Guidelines for a visual-audio monitoring system using residual neural networks to generate objective-based reports on brain-trauma patients at point-of-care.

I like to split my time between working on my own software/hardware projects (https://medium.com/@bryanjordan/designing-streamplate-baeea2220f94) and building up my understanding of neuro-trauma — a tangent from perhaps one of my longest-standing interests: trauma surgery.

Over the past few weeks I’ve been trying to spend a few hours a day reading papers about the neural-correlations of consciousness. A subset of these authors have been trying to improve the metrics used in monitoring patients with severe brain-trauma at the point-of-care. The Glasgow Coma Scale is the most widely adopted but pertains to a highly-subjective assessment that can overlook the subtle and minor improvements that can be easily missed.

Across these papers a consistent theme emerged: the necessity for objective metrics in tracking patient progress. Patients in a deep-coma or even those possessing non-verbal skills can become further victims through misdiagnosis or mistreatment caused by the absence of some of these abilities.

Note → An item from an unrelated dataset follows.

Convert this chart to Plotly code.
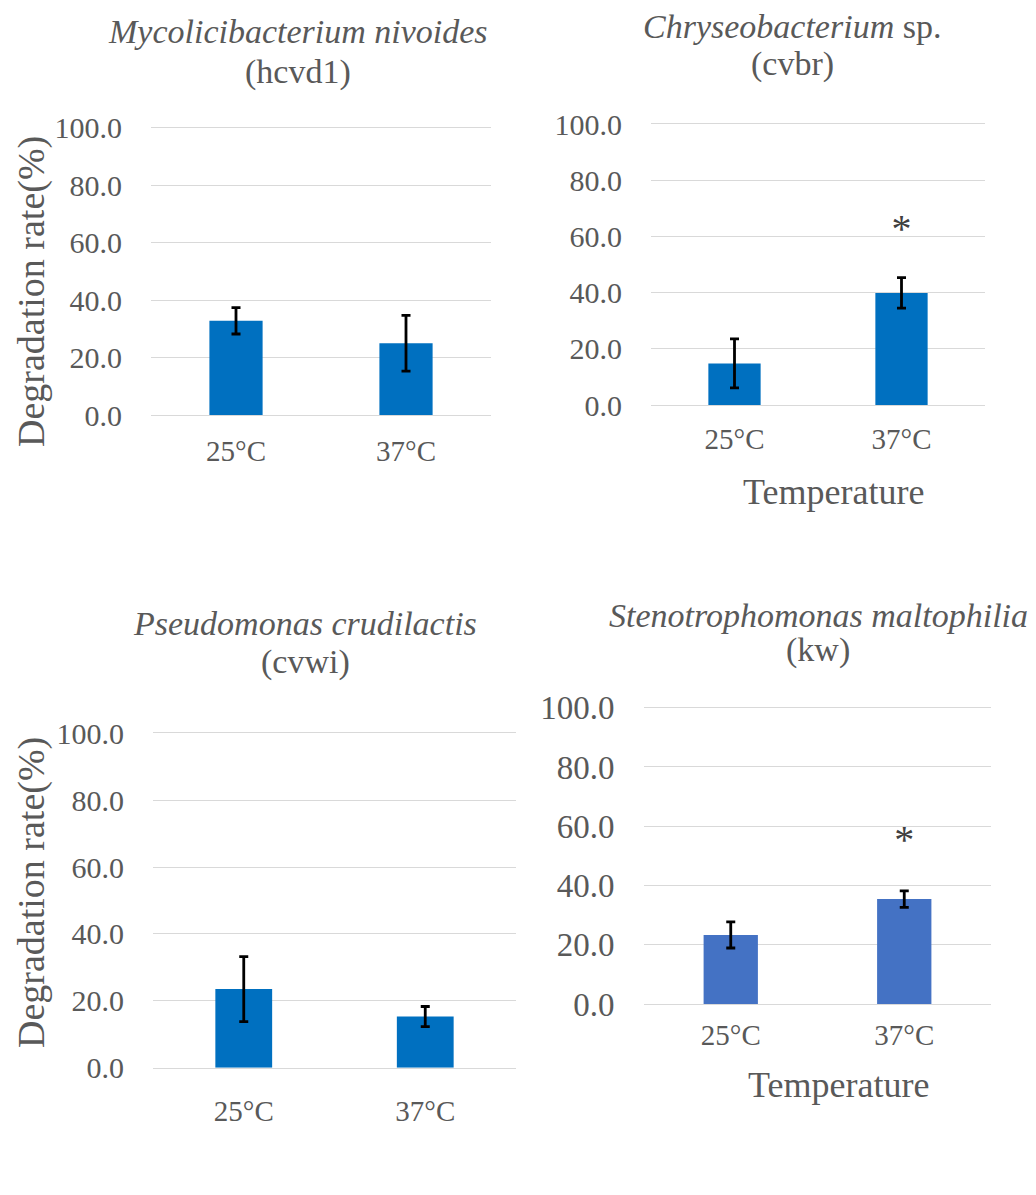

It appears that constant and empirical-based recordings are needed albeit, without intruding on the patient’s state so as not to confound their persisting condition, and with an ease of use that makes it both affordable and non-distracting to practitioners.

As of early December, I’m pretty sure there isn’t this type of service available or at least in wide-spread use.

I’ve thought of a general blueprint for a simple implementation but haven’t had time to properly think about technical specifics. I’m hoping that by releasing these guidelines that either someone can develop this independently, or perhaps with the right person/people an open-source implementation can be made available.

Why an open-source is preferred will become more evident at the end of the guidelines. Here are my general thoughts:

1. Patients with severe brain trauma are generally intubated, physically stationary and sectioned away from other patients. As such, these patients are already in a controlled environment that allow for close-visual recording.
2. Proximate visual-audio recording equipment (video cameras, microphones, speakers) can be attached above the patient’s bed in a 4-camera configuration: close-up shot of patient’s head, medium-shot of patient’s torso, wide-angle shot of entire patient and a 360-degree shot of the patient’s surroundings.
3. Persistent recording equipment allows for controlled audio-based tests rather than observational studies. These controlled tests can be administered automatically on a timer and can be proposed by assessing behavioural distinctions in patient’s state.
4. Visual-audio recordings can be uploaded to a cloud-based infrastructure and then assessed off-site. This service can be automated (eg. every 24-hours) or manually operated and involve an operator processing the footage into a residual-neural network to detect discriminators in the patient’s state. Consequential insights could then be fed into a secondary model to compare relative patient states with that of others.
5. The key idea is to develop a network of patient state’s with relativity assessed through empirical-based behavioural recordings rather than subjective reports. As these recordings can be compiled and collectively evaluated, a databank of real-time patient states can be generated and as these states progress in time, along with an uncovering of latent features, future patients can benefit from such automated investigations.

I can’t think of any critical technical limitations with respect to implementations. Visual-audio recordings can be even as rudimentary as GoPros providing third-world nations or under-resourced hospitals/medical centres an entry-point into this database. An assumption made is internet access. Even if access is sporadic, recordings can be uploaded intermittently and similarly for downloads. As WI-FI becomes more persistent across the world (only 44% of the global population is connected to WI-FI), I assume this will become less of a problem.

Programming implementations are quite trivial thanks to the widespread interest in machine-learning, accomplishments of residual neural networks, the ever-growing capabilities and hence increasing return of investment for cloud computing (personally recommend Google Cloud Platform but have yet to use AWS or Azure).

I might begin developing this in the coming weeks depending on whether I come across other superior research options. Otherwise, feel free to use this guideline for whatever purpose you deem fit.

If it works, success. If it doesn’t, it’s better to actively fail then inactively succeed.